Given data:
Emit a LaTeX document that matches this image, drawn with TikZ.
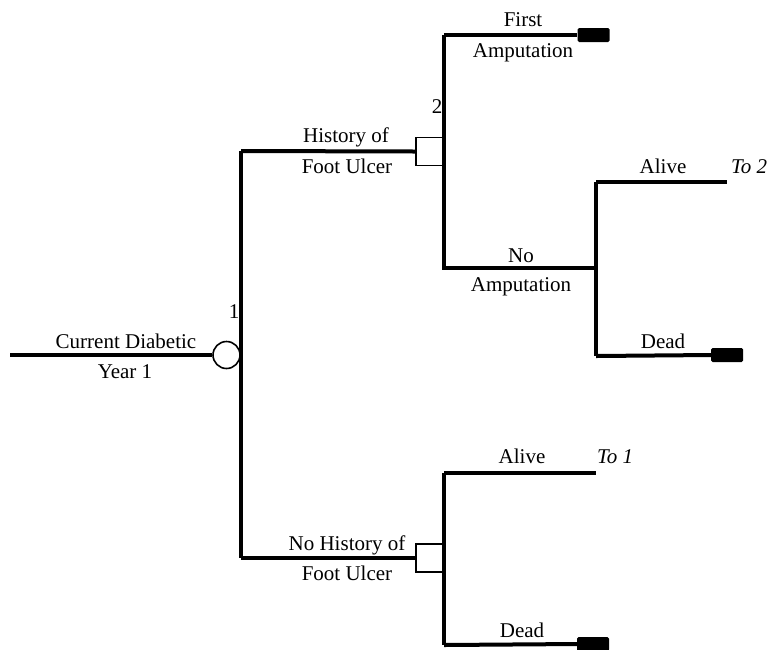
\documentclass[tikz,border=0pt]{standalone}
\usepackage{fontspec}
\setmainfont{Liberation Serif}
\begin{document}
\begin{tikzpicture}[x=1pt,y=-1pt,
  branch/.style={line width=4pt,line cap=butt,line join=miter},
  lbl/.style={font=\fontsize{21}{24}\selectfont,anchor=base,inner sep=0pt},
  ilbl/.style={font=\fontsize{21}{24}\selectfont\itshape,anchor=base west,inner sep=0pt},
  chance/.style={circle,draw,line width=1.6pt,fill=white,minimum size=27pt,inner sep=0pt},
  decision/.style={rectangle,draw,line width=1.6pt,fill=white,minimum width=27pt,minimum height=28pt,inner sep=0pt},
  terminal/.style={rectangle,fill=black,rounded corners=1.5pt,minimum width=32pt,minimum height=14pt,inner sep=0pt}]
\useasboundingbox (0,0) rectangle (770,649);
% coordinates
\coordinate (root) at (10,355);
\coordinate (v1t) at (241,151);
\coordinate (v1b) at (241,558);
\coordinate (v2t) at (444,35);
\coordinate (v2b) at (444,268);
\coordinate (na) at (596,268);
\coordinate (v3t) at (596,182);
\coordinate (v3b) at (596,356);
\coordinate (alive1) at (727,182);
\coordinate (v4t) at (444,473);
\coordinate (v4b) at (444,645);
\coordinate (alive2) at (596,473);
% nodes
\node[terminal] (t1) at (593.5,35) {};
\node[terminal] (t2) at (727,355) {};
\node[terminal] (t3) at (593,644) {};
% branches
\draw[branch] (v1t) -- (v1b);
\draw[branch] (v2t) -- (v2b) -- (na);
\draw[branch] (v2t) -- (t1.west);
\draw[branch] (v3t) -- (v3b);
\draw[branch] (v3t) -- (alive1);
\draw[branch] (v3b) -- (t2.west);
\draw[branch] (v4t) -- (v4b);
\draw[branch] (v4t) -- (alive2);
\draw[branch] (v4b) -- (t3.west);
\node[chance] (c1) at (226.5,355) {};
\node[decision] (s1) at (429.5,151.5) {};
\node[decision] (s2) at (429.5,558) {};
\draw[branch] (root) -- (c1.west);
\draw[branch] (s1.west) -- (v1t);
\draw[branch] (s2.west) -- (v1b);
% labels
\node[lbl] (l1) at (126,348) {Current Diabetic};
\node[lbl] (l2) at (125,378) {Year 1};
\node[lbl] (n1) at (234,318) {1};
\node[lbl] (l3) at (346,142) {History of};
\node[lbl] (l4) at (347,173) {Foot Ulcer};
\node[lbl] (n2) at (437,113) {2};
\node[lbl] (l5) at (523,26) {First};
\node[lbl] (l6) at (523,57) {Amputation};
\node[lbl] (l7) at (521,262) {No};
\node[lbl] (l8) at (521,291) {Amputation};
\node[lbl] (l9) at (663,173) {Alive};
\node[ilbl] (l10) at (731,173) {To 2};
\node[lbl] (l11) at (663,348) {Dead};
\node[lbl] (l12) at (347,550) {No History of};
\node[lbl] (l13) at (347,580) {Foot Ulcer};
\node[lbl] (l14) at (522,463) {Alive};
\node[ilbl] (l15) at (597,463) {To 1};
\node[lbl] (l16) at (522,637) {Dead};
\end{tikzpicture}
\end{document}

Aim of the exercise: Reproduce the material in its entirety and word for word, without the pictures.

Reply:
Emit a LaTeX document that matches this image, drawn with TikZ.
\documentclass[tikz,border=0pt]{standalone}
\usepackage{fontspec}
\setmainfont{Liberation Serif}
\begin{document}
\begin{tikzpicture}[x=1pt,y=-1pt,
  branch/.style={line width=4pt,line cap=butt,line join=miter},
  lbl/.style={font=\fontsize{21}{24}\selectfont,anchor=base,inner sep=0pt},
  ilbl/.style={font=\fontsize{21}{24}\selectfont\itshape,anchor=base west,inner sep=0pt},
  chance/.style={circle,draw,line width=1.6pt,fill=white,minimum size=27pt,inner sep=0pt},
  decision/.style={rectangle,draw,line width=1.6pt,fill=white,minimum width=27pt,minimum height=28pt,inner sep=0pt},
  terminal/.style={rectangle,fill=black,rounded corners=1.5pt,minimum width=32pt,minimum height=14pt,inner sep=0pt}]
\useasboundingbox (0,0) rectangle (770,649);
% coordinates
\coordinate (root) at (10,355);
\coordinate (v1t) at (241,151);
\coordinate (v1b) at (241,558);
\coordinate (v2t) at (444,35);
\coordinate (v2b) at (444,268);
\coordinate (na) at (596,268);
\coordinate (v3t) at (596,182);
\coordinate (v3b) at (596,356);
\coordinate (alive1) at (727,182);
\coordinate (v4t) at (444,473);
\coordinate (v4b) at (444,645);
\coordinate (alive2) at (596,473);
% nodes
\node[terminal] (t1) at (593.5,35) {};
\node[terminal] (t2) at (727,355) {};
\node[terminal] (t3) at (593,644) {};
% branches
\draw[branch] (v1t) -- (v1b);
\draw[branch] (v2t) -- (v2b) -- (na);
\draw[branch] (v2t) -- (t1.west);
\draw[branch] (v3t) -- (v3b);
\draw[branch] (v3t) -- (alive1);
\draw[branch] (v3b) -- (t2.west);
\draw[branch] (v4t) -- (v4b);
\draw[branch] (v4t) -- (alive2);
\draw[branch] (v4b) -- (t3.west);
\node[chance] (c1) at (226.5,355) {};
\node[decision] (s1) at (429.5,151.5) {};
\node[decision] (s2) at (429.5,558) {};
\draw[branch] (root) -- (c1.west);
\draw[branch] (s1.west) -- (v1t);
\draw[branch] (s2.west) -- (v1b);
% labels
\node[lbl] (l1) at (126,348) {Current Diabetic};
\node[lbl] (l2) at (125,378) {Year 1};
\node[lbl] (n1) at (234,318) {1};
\node[lbl] (l3) at (346,142) {History of};
\node[lbl] (l4) at (347,173) {Foot Ulcer};
\node[lbl] (n2) at (437,113) {2};
\node[lbl] (l5) at (523,26) {First};
\node[lbl] (l6) at (523,57) {Amputation};
\node[lbl] (l7) at (521,262) {No};
\node[lbl] (l8) at (521,291) {Amputation};
\node[lbl] (l9) at (663,173) {Alive};
\node[ilbl] (l10) at (731,173) {To 2};
\node[lbl] (l11) at (663,348) {Dead};
\node[lbl] (l12) at (347,550) {No History of};
\node[lbl] (l13) at (347,580) {Foot Ulcer};
\node[lbl] (l14) at (522,463) {Alive};
\node[ilbl] (l15) at (597,463) {To 1};
\node[lbl] (l16) at (522,637) {Dead};
\end{tikzpicture}
\end{document}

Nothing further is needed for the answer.